GOAL OF THE EXERCISE:
Copy from the first line below down to and including the line with "Chart.register(...registerables);". Skip the pictures.

### DATA ###

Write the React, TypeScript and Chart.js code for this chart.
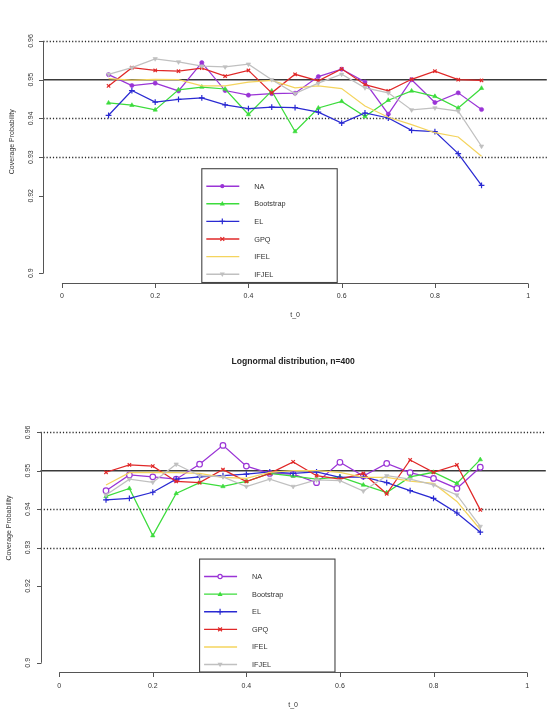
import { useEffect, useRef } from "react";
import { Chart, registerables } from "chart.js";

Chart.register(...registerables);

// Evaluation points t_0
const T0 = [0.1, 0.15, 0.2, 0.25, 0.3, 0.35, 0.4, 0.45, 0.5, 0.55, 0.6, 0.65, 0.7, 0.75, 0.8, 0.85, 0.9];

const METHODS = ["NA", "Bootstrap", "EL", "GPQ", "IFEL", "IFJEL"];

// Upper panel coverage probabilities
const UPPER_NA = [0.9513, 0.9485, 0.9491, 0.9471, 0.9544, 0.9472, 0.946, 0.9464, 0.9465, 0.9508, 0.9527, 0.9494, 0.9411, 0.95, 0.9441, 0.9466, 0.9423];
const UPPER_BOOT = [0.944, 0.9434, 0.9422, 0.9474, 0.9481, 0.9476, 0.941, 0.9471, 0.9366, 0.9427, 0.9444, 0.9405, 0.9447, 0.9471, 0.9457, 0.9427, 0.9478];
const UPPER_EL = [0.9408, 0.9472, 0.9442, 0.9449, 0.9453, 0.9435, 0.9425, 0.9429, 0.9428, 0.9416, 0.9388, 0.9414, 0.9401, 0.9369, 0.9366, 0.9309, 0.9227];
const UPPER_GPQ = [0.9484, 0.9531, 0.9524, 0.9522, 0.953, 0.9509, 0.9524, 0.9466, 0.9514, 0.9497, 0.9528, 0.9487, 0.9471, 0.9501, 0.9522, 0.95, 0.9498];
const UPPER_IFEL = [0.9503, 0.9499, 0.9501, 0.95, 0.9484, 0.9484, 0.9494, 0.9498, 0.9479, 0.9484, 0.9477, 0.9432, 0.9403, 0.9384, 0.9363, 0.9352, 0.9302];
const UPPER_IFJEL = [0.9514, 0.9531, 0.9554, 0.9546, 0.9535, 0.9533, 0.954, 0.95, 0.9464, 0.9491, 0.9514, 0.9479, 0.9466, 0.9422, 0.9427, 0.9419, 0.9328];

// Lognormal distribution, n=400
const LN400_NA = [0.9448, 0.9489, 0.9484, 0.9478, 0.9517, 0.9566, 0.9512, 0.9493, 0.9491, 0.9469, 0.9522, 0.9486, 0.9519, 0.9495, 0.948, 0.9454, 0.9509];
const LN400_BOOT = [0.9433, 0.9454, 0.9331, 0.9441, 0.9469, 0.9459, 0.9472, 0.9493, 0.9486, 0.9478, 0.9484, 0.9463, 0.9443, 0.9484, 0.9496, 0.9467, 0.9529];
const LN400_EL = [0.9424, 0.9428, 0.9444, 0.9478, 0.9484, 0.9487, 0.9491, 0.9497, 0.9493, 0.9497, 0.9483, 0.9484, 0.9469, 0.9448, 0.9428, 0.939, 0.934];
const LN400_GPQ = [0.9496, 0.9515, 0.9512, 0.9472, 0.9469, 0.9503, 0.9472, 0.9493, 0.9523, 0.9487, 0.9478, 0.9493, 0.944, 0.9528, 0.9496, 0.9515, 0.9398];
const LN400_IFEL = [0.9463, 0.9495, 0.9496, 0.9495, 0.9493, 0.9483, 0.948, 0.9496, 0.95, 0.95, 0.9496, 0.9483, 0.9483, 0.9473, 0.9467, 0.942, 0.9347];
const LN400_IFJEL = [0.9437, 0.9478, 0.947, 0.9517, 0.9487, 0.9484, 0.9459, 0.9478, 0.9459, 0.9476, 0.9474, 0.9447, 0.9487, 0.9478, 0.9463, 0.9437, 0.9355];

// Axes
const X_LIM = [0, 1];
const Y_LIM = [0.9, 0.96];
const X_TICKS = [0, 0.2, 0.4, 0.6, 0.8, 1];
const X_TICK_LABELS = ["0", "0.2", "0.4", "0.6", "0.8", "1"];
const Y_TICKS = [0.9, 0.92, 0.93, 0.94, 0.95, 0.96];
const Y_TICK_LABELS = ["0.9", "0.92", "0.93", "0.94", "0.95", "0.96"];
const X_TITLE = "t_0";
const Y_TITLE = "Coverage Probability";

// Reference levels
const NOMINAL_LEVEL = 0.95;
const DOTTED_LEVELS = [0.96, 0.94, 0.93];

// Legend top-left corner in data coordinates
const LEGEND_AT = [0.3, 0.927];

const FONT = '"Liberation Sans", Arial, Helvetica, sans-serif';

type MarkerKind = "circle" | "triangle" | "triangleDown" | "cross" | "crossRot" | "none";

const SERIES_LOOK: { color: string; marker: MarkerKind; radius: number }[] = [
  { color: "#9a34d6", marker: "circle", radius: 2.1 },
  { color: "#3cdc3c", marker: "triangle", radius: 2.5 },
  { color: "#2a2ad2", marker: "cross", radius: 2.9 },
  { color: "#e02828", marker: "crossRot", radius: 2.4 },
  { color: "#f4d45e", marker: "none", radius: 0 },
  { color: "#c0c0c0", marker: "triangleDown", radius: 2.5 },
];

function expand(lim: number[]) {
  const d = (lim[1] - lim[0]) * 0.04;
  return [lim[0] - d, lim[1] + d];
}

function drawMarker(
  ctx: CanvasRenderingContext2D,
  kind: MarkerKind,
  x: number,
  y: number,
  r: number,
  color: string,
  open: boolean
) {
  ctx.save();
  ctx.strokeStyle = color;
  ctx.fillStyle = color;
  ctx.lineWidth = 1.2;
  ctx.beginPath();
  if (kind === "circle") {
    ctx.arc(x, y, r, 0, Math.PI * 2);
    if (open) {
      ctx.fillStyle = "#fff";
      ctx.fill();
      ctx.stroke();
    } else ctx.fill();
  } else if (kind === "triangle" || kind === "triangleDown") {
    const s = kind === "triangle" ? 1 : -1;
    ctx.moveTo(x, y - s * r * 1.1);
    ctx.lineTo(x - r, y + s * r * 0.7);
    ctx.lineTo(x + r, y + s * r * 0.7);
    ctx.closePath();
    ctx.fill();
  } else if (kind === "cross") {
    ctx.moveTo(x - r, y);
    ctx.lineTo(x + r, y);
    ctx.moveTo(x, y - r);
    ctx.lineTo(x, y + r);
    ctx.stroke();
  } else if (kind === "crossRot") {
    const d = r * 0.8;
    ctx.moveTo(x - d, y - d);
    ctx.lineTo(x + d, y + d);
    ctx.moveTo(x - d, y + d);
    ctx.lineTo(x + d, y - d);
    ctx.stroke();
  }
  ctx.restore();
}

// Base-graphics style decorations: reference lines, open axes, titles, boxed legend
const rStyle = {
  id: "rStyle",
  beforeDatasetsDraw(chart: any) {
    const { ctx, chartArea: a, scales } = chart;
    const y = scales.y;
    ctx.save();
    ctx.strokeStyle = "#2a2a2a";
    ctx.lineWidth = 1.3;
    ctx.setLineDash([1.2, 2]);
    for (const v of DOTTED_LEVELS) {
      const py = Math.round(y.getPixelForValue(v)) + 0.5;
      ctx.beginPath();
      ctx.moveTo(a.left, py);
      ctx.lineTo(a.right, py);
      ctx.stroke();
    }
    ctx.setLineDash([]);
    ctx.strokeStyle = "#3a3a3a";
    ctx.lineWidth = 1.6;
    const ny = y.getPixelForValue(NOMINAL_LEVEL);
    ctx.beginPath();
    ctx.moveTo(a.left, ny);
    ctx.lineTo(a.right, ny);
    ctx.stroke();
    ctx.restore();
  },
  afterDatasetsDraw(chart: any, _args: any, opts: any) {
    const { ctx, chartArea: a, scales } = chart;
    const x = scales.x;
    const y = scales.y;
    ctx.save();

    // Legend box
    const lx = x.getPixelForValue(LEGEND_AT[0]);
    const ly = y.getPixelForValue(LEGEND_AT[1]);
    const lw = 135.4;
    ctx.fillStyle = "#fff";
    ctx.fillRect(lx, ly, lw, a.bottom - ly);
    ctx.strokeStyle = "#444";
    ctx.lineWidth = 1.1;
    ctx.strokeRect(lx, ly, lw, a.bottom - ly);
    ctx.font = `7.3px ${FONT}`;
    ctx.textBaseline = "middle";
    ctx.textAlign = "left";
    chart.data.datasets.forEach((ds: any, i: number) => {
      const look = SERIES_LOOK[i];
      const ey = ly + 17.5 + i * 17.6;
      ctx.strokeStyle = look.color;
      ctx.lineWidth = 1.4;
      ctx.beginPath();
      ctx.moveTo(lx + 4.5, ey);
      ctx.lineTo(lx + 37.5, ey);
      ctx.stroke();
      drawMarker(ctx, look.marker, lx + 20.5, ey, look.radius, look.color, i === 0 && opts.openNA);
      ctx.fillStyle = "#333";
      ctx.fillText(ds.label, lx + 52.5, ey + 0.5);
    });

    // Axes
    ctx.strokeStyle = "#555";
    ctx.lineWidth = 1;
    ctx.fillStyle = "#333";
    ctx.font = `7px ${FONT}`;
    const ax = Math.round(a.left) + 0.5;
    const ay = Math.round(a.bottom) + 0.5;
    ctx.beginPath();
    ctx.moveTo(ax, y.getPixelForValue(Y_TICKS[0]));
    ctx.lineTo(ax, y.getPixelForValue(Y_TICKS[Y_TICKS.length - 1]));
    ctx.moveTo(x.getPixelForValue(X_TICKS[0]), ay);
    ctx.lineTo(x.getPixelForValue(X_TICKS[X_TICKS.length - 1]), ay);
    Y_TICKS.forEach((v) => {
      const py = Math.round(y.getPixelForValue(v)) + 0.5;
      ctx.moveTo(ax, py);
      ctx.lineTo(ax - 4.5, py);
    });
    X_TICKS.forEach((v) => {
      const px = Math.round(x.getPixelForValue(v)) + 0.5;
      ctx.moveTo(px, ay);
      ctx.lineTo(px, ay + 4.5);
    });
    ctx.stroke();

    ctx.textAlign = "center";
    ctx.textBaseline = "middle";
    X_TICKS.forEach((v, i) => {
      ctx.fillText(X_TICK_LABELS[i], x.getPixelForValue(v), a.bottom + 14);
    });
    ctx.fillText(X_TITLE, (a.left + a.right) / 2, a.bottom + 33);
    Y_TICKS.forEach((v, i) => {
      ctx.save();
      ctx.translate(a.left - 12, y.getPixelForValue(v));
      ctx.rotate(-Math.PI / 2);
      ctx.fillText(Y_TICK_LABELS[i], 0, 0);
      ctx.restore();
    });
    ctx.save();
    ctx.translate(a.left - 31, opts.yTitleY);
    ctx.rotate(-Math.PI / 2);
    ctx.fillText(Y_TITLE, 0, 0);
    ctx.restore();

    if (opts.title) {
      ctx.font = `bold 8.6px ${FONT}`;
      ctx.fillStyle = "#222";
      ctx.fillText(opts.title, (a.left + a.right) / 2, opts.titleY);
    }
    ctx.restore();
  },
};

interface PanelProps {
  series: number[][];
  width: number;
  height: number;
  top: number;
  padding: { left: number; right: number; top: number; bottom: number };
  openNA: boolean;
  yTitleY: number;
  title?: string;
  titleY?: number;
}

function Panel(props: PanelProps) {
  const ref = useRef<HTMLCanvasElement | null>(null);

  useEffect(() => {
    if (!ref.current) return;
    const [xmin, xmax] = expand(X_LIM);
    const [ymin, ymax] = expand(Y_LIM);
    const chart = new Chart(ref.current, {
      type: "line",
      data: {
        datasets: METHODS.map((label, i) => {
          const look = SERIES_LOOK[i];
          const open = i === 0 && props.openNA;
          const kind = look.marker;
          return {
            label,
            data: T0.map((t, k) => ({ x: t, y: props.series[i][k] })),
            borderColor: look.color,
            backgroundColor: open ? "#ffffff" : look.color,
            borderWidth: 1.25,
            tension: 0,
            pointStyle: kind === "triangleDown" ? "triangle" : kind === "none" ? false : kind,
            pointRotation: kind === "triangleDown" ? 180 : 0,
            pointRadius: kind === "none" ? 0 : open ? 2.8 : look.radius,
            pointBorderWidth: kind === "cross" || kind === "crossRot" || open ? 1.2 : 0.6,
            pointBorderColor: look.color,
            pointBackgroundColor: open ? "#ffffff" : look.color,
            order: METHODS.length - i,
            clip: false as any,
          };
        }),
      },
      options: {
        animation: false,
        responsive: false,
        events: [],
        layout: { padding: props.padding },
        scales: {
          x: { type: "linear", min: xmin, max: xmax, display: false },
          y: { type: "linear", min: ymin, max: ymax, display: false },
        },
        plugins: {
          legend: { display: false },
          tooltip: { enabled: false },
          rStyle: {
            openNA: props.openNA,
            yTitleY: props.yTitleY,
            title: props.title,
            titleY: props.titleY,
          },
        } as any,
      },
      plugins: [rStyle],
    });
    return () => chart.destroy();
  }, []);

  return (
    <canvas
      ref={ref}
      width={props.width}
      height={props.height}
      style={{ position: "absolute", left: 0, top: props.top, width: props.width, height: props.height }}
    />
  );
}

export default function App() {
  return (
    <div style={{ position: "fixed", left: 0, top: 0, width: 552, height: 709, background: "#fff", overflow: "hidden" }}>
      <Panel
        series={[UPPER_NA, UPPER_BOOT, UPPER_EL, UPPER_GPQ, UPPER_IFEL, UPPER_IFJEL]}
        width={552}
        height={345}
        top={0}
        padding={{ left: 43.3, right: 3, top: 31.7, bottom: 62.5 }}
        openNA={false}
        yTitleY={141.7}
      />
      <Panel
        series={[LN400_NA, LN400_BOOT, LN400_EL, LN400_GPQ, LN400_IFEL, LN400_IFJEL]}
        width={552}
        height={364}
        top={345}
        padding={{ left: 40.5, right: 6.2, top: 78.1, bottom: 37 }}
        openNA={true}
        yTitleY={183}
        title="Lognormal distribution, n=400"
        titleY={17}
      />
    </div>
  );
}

###

TASK RESULT:
Write the React, TypeScript and Chart.js code for this chart.
import { useEffect, useRef } from "react";
import { Chart, registerables } from "chart.js";

Chart.register(...registerables);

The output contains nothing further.